The government’s draft rules on publicity have been described as “draconian” and “extremely disappointing” by the chair of the Local Government Association.
A new Code of Recommended Practice on Local Authority Publicity published today sets out guidance on council newspapers, the use of lobbyists and the tone of advertisements.
The non-enforceable guidance states that council magazines should not be published more than quarterly, that councils should not hire lobbyists to influence central government or hire stands at party political conferences, and that advertisements should be “balanced and factually accurate”.
LGA chair Dame Margaret Eaton, right, said it was “extremely disappointing that ministers have failed to make any significant amendments to the code following consultation”.
Since the government published its first draft code in November, and following ministerial criticism of Lambeth LBC posters about funding cuts, the latest draft code has been amended to warn that adverts should avoid “being a commentary on contentious areas of public policy” as well as being balanced and factually accurate.
However, Dame Eaton criticised the government’s decision not to revise the sections on council newspapers following protests that it was “heavy-handed” and ran counter to the localism agenda.
“If the Department for Communities & Local Government was truly committed to localism it would not be introducing draconian rules dictating to councils how often they are allowed to share information with residents,” she said.
The LGA chair was particularly critical of the government’s decision not to consider a report from the communities and local government select committee, which said there was little evidence that council papers competed unfairly with commercial newspapers, as part of the consultation process.
She said ministers “appear to have ignored the advice of their own MPs” and added: “It is extraordinary that government ministers have chosen to ignore this and take such a heavy-handed approach. Not only are these rules completely unnecessary, but they have the potential to harm local democracy and drive up the amount of money councils will have to spend on advertising to fulfil their legal requirements.”
She added: “We strongly agreed with the communities secretary when he said in one of his first speeches that no-one working in local government signed up to be told what to do for the rest of their lives by Whitehall.”
Select committee chairman Clive Betts (Lab) also described the latest code as “disappointing” and said the government had also failed to respond adequately to two other key issues raised by his committee on rules on lobbyists and statutory notices.
DCLG’s response to the consultation feedback, which included submissions from the Newspaper Society calling for the rules to be tougher, states that “a key element of localism is giving the public the information that they need to hold their council to account. This requires that information comes not just from the local authority, but also form independent sources.”
In response to the select committee’s suggestion that there was no evidence of unfair competition, the government said it did not intend to seek further support for its argument.

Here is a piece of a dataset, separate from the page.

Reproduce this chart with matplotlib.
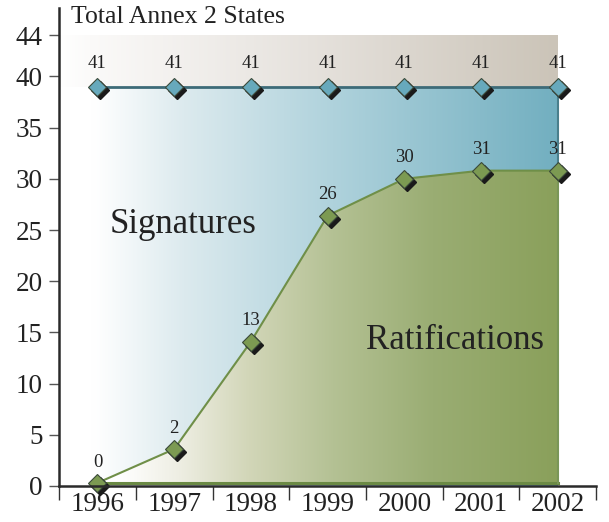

“In the government’s judgement, there is an issue with local authority newspapers constituting unfair competition to local newspapers and the government is taking action to address this now rather than delaying to conduct further statistical exercises,” the document states.
In a statement, communities secretary Eric Pickles, left, added “the rules around council publicity have been too weak for too long squandering public funds and pushing local newspapers out into the abyss” and he called on councils to “focus taxpayers’ money to where it should be spent - protecting frontline services”.